Past care and support – A parent who has a child and who has not previously been ordered to pay child support may be ordered to pay past care and support – retroactive child support.  By law, the judge may order past care and support for up to three years before the first case to get an order for child support is brought to court.  For a parent who has not been receiving support from the other parent, it is important to make sure that the award for past care and support is as much as it should be.  A proper award for past care and support requires that the judge be given information about how much parenting time each parent had in the past, what the past income was for each parent, and how much of the relevant child-related expenses each parent paid.  We can help you gather the necessary information and make sure that the other parent discloses all the information that you are entitled to by law.

For a parent who has not been previously ordered to pay child support, the prospect of having past care and support ordered can be daunting – a monthly obligation multiplied by multiple years can result in a large award for past care and support.  For these parents it is important that any support they have informally provided to the other parent be quantified and that they get proper credit for it.

Child Support Modification – When circumstances change for the parents, the factors that determine the calculation of child support change.  A change in income, a change in child-care or education costs, or the addition of a new child to a parent’s family can make a substantial difference in child support.  When your circumstances change, it is important to look at how those changes would change the child support calculation.  The family law judge for your case will not enter a new order modifying your child support unless the change will be plus or minus 15% from the previous order. We can help you determine whether it is time to request a hearing to modify your child support.

Child Support Enforcement – Sometimes a parent ordered to pay child support does not make the monthly payments as ordered.  Arizona law gives substantial power to the judge to ensure that parents make their required child support payments.  Arizona law states that child support is a parent’s highest priority obligation.  If a parent has to choose between paying their child support obligation and a different debt, that parent must pay child support first. If you are not receiving child support as you should be, we can help you enforce the child support order.

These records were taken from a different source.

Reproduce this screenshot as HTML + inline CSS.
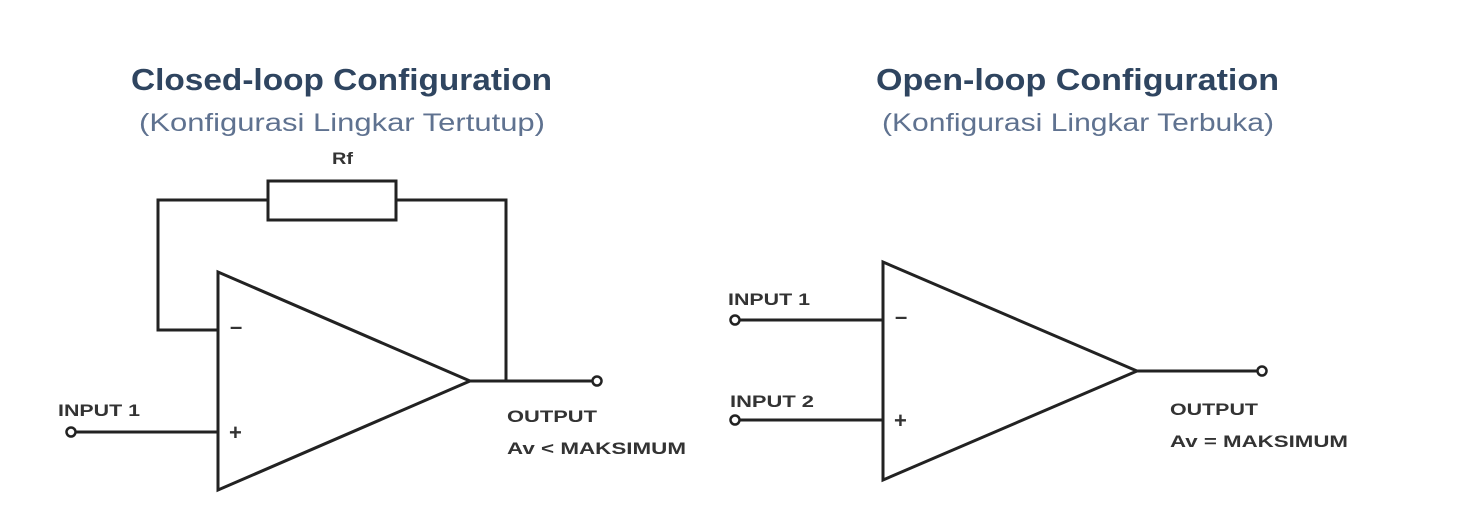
<!DOCTYPE html>
<html><head><meta charset="utf-8"><style>
html,body{margin:0;padding:0;background:#fff;}
</style></head><body>
<svg width="1457" height="524" viewBox="0 0 1457 524" xmlns="http://www.w3.org/2000/svg" font-family="Liberation Sans, sans-serif">
<rect width="1457" height="524" fill="#fff"/>
<g>
<text x="131" y="90" font-size="31" font-weight="bold" fill="#2f4560" textLength="421" lengthAdjust="spacingAndGlyphs">Closed-loop Configuration</text>
<text x="139" y="131" font-size="25" fill="#5f7290" textLength="406" lengthAdjust="spacingAndGlyphs">(Konfigurasi Lingkar Tertutup)</text>
<text x="876" y="90" font-size="31" font-weight="bold" fill="#2f4560" textLength="403" lengthAdjust="spacingAndGlyphs">Open-loop Configuration</text>
<text x="882" y="131" font-size="25" fill="#5f7290" textLength="392" lengthAdjust="spacingAndGlyphs">(Konfigurasi Lingkar Terbuka)</text>
<text x="332" y="164" font-size="17" font-weight="bold" fill="#333" textLength="21" lengthAdjust="spacingAndGlyphs">Rf</text>
</g>
<g stroke="#222" stroke-width="3" fill="none">
<rect x="268" y="181" width="128" height="39"/>
<polyline points="268,200 158,200 158,330 218,330"/>
<polyline points="396,200 506,200 506,381"/>
<polygon points="218,272 218,490 470,381"/>
<line x1="75" y1="432" x2="218" y2="432"/>
<line x1="470" y1="381" x2="593" y2="381"/>
<circle cx="71" cy="432" r="4.5" stroke-width="2.5" fill="#fff"/>
<circle cx="597" cy="381" r="4.5" stroke-width="2.5" fill="#fff"/>
<polygon points="883,262 883,480 1137,371"/>
<line x1="739" y1="320" x2="883" y2="320"/>
<line x1="739" y1="420" x2="883" y2="420"/>
<line x1="1137" y1="371" x2="1258" y2="371"/>
<circle cx="735" cy="320" r="4.5" stroke-width="2.5" fill="#fff"/>
<circle cx="735" cy="420" r="4.5" stroke-width="2.5" fill="#fff"/>
<circle cx="1262" cy="371" r="4.5" stroke-width="2.5" fill="#fff"/>
</g>
<g font-size="17" font-weight="bold" fill="#333">
<text x="230" y="334" font-size="22">–</text>
<text x="229" y="440" font-size="22">+</text>
<text x="895" y="324" font-size="22">–</text>
<text x="894" y="428" font-size="22">+</text>
<text x="58" y="416" textLength="82" lengthAdjust="spacingAndGlyphs">INPUT 1</text>
<text x="507" y="422" textLength="90" lengthAdjust="spacingAndGlyphs">OUTPUT</text>
<text x="507" y="454" textLength="179" lengthAdjust="spacingAndGlyphs">Av &lt; MAKSIMUM</text>
<text x="728" y="305" textLength="82" lengthAdjust="spacingAndGlyphs">INPUT 1</text>
<text x="730" y="407" textLength="84" lengthAdjust="spacingAndGlyphs">INPUT 2</text>
<text x="1170" y="415" textLength="88" lengthAdjust="spacingAndGlyphs">OUTPUT</text>
<text x="1170" y="447" textLength="178" lengthAdjust="spacingAndGlyphs">Av = MAKSIMUM</text>
</g>
</svg>
</body></html>
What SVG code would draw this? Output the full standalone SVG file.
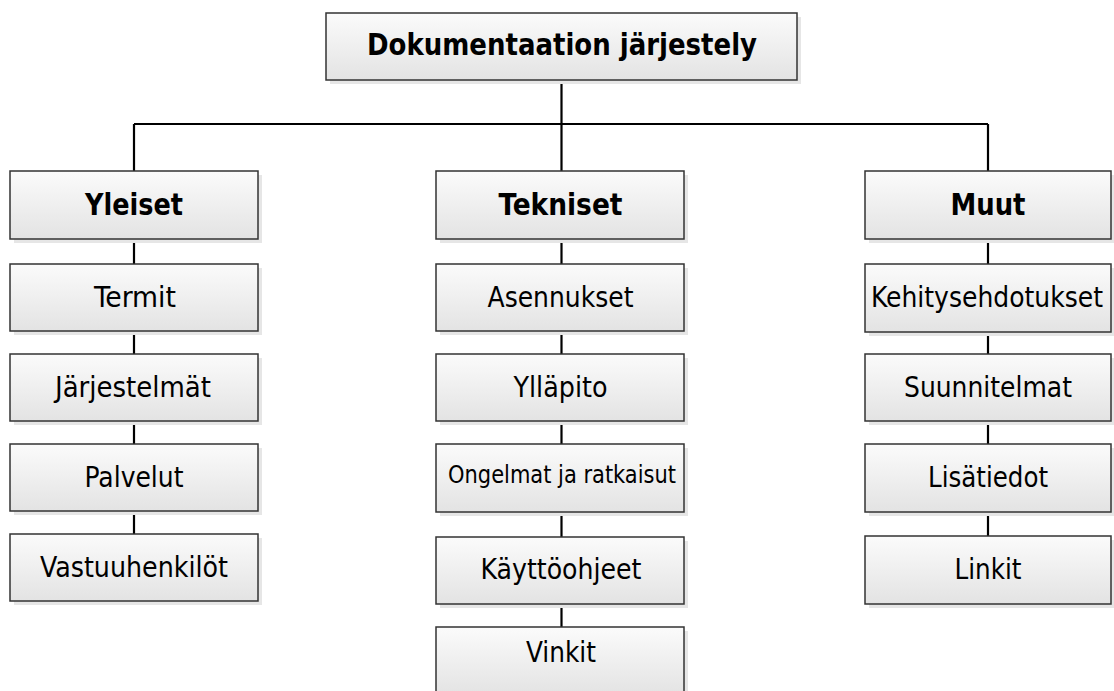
<svg xmlns="http://www.w3.org/2000/svg" width="1114" height="691" viewBox="0 0 1114 691">
<defs>
<linearGradient id="g" x1="0" y1="0" x2="0" y2="1">
<stop offset="0" stop-color="#fbfbfb"/>
<stop offset="1" stop-color="#e3e3e3"/>
</linearGradient>
<style>
.sh{fill:#e6e6e6}
.bx{fill:url(#g);stroke:#333;stroke-width:1.5}
.t{font-family:"DejaVu Sans Condensed","DejaVu Sans",Tahoma,sans-serif;font-stretch:condensed;font-size:28.6px;fill:#000;text-anchor:middle}
.b{font-weight:bold;font-size:29.5px}
.s{font-size:24px}
.cn{stroke:#000;stroke-width:2.2;fill:none}
</style>
</defs>
<rect width="1114" height="691" fill="#fff"/>
<g id="connectors">
<path class="cn" d="M561.5 80V124M134 124H988M134 124V171M561.5 124V171M988 124V171"/>
<path class="cn" d="M134 239V534"/>
<path class="cn" d="M561.5 239V627"/>
<path class="cn" d="M988 239V536"/>
</g>
<g id="root"><rect class="sh" x="330" y="17" width="471" height="67"/><rect class="bx" x="326" y="13" width="471" height="67"/><text class="t b" x="562" y="55" textLength="390" lengthAdjust="spacingAndGlyphs">Dokumentaation järjestely</text></g>
<g id="yleiset"><rect class="sh" x="14" y="175" width="248" height="68"/><rect class="bx" x="10" y="171" width="248" height="68"/><text class="t b" x="134" y="215" textLength="98" lengthAdjust="spacingAndGlyphs">Yleiset</text></g>
<g id="tekniset"><rect class="sh" x="440" y="175" width="248" height="68"/><rect class="bx" x="436" y="171" width="248" height="68"/><text class="t b" x="560.5" y="215" textLength="124" lengthAdjust="spacingAndGlyphs">Tekniset</text></g>
<g id="muut"><rect class="sh" x="869" y="175" width="246" height="68"/><rect class="bx" x="865" y="171" width="246" height="68"/><text class="t b" x="988" y="215" textLength="75" lengthAdjust="spacingAndGlyphs">Muut</text></g>
<g id="termit"><rect class="sh" x="14" y="268" width="248" height="67"/><rect class="bx" x="10" y="264" width="248" height="67"/><text class="t" x="135" y="307" textLength="82" lengthAdjust="spacingAndGlyphs">Termit</text></g>
<g id="jarjestelmat"><rect class="sh" x="14" y="358" width="248" height="67"/><rect class="bx" x="10" y="354" width="248" height="67"/><text class="t" x="133" y="397" textLength="156" lengthAdjust="spacingAndGlyphs">Järjestelmät</text></g>
<g id="palvelut"><rect class="sh" x="14" y="448" width="248" height="67"/><rect class="bx" x="10" y="444" width="248" height="67"/><text class="t" x="134" y="487" textLength="99" lengthAdjust="spacingAndGlyphs">Palvelut</text></g>
<g id="vastuuhenkilot"><rect class="sh" x="14" y="538" width="248" height="67"/><rect class="bx" x="10" y="534" width="248" height="67"/><text class="t" x="134" y="577" textLength="188" lengthAdjust="spacingAndGlyphs">Vastuuhenkilöt</text></g>
<g id="asennukset"><rect class="sh" x="440" y="268" width="248" height="67"/><rect class="bx" x="436" y="264" width="248" height="67"/><text class="t" x="560.5" y="307" textLength="146" lengthAdjust="spacingAndGlyphs">Asennukset</text></g>
<g id="yllapito"><rect class="sh" x="440" y="358" width="248" height="67"/><rect class="bx" x="436" y="354" width="248" height="67"/><text class="t" x="560.5" y="397" textLength="94" lengthAdjust="spacingAndGlyphs">Ylläpito</text></g>
<g id="ongelmat"><rect class="sh" x="440" y="448" width="248" height="68"/><rect class="bx" x="436" y="444" width="248" height="68"/><text class="t s" x="562" y="483" textLength="228" lengthAdjust="spacingAndGlyphs">Ongelmat ja ratkaisut</text></g>
<g id="kayttoohjeet"><rect class="sh" x="440" y="541" width="248" height="67"/><rect class="bx" x="436" y="537" width="248" height="67"/><text class="t" x="561" y="579" textLength="161" lengthAdjust="spacingAndGlyphs">Käyttöohjeet</text></g>
<g id="vinkit"><rect class="sh" x="440" y="631" width="248" height="68"/><rect class="bx" x="436" y="627" width="248" height="68"/><text class="t" x="561" y="662" textLength="70" lengthAdjust="spacingAndGlyphs">Vinkit</text></g>
<g id="kehitysehdotukset"><rect class="sh" x="869" y="268" width="246" height="68"/><rect class="bx" x="865" y="264" width="246" height="68"/><text class="t" x="987" y="307" textLength="232" lengthAdjust="spacingAndGlyphs">Kehitysehdotukset</text></g>
<g id="suunnitelmat"><rect class="sh" x="869" y="358" width="246" height="67"/><rect class="bx" x="865" y="354" width="246" height="67"/><text class="t" x="988" y="397" textLength="168" lengthAdjust="spacingAndGlyphs">Suunnitelmat</text></g>
<g id="lisatiedot"><rect class="sh" x="869" y="448" width="246" height="68"/><rect class="bx" x="865" y="444" width="246" height="68"/><text class="t" x="988" y="487" textLength="120" lengthAdjust="spacingAndGlyphs">Lisätiedot</text></g>
<g id="linkit"><rect class="sh" x="869" y="540" width="246" height="68"/><rect class="bx" x="865" y="536" width="246" height="68"/><text class="t" x="988" y="579" textLength="67" lengthAdjust="spacingAndGlyphs">Linkit</text></g>
</svg>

Sometimes a parent has every intention of paying support as ordered, but they face substantial challenges.  If that is the case, the worst thing that parent can do is to ignore the problem and hope it will go away.  Failure to pay child support as ordered can result in an arrest warrant being issued by the court.  It can also result in the administrative suspension of your driver’s license and other licenses such as a contracting license. Hiring a lawyer to help you with child support is a good investment.  Arizona judges cannot retroactively modify a child support order.  If a parent loses a job or has other life changes that could be a reason to lower their child support obligation, but they do not come to court and seek a modification of child support, their obligation remains the same.  If they do not pay that obligation, they start accruing child support arrears.  The judge cannot retroactively modify the support amount, and the judge is obligated to enforce whatever arrears accrue.  If you need to modify your child support obligation, it is important to file the necessary pleadings to request a hearing as quickly as possible.  Family law judges have busy calendars, and child support modification hearings can be scheduled several months out.  The modification will relate back to the beginning of the first month after the request to modify child support was filed.

 Out of State Child Support Orders – A child support order from another state can be enforced in Arizona, if the proper procedures are followed.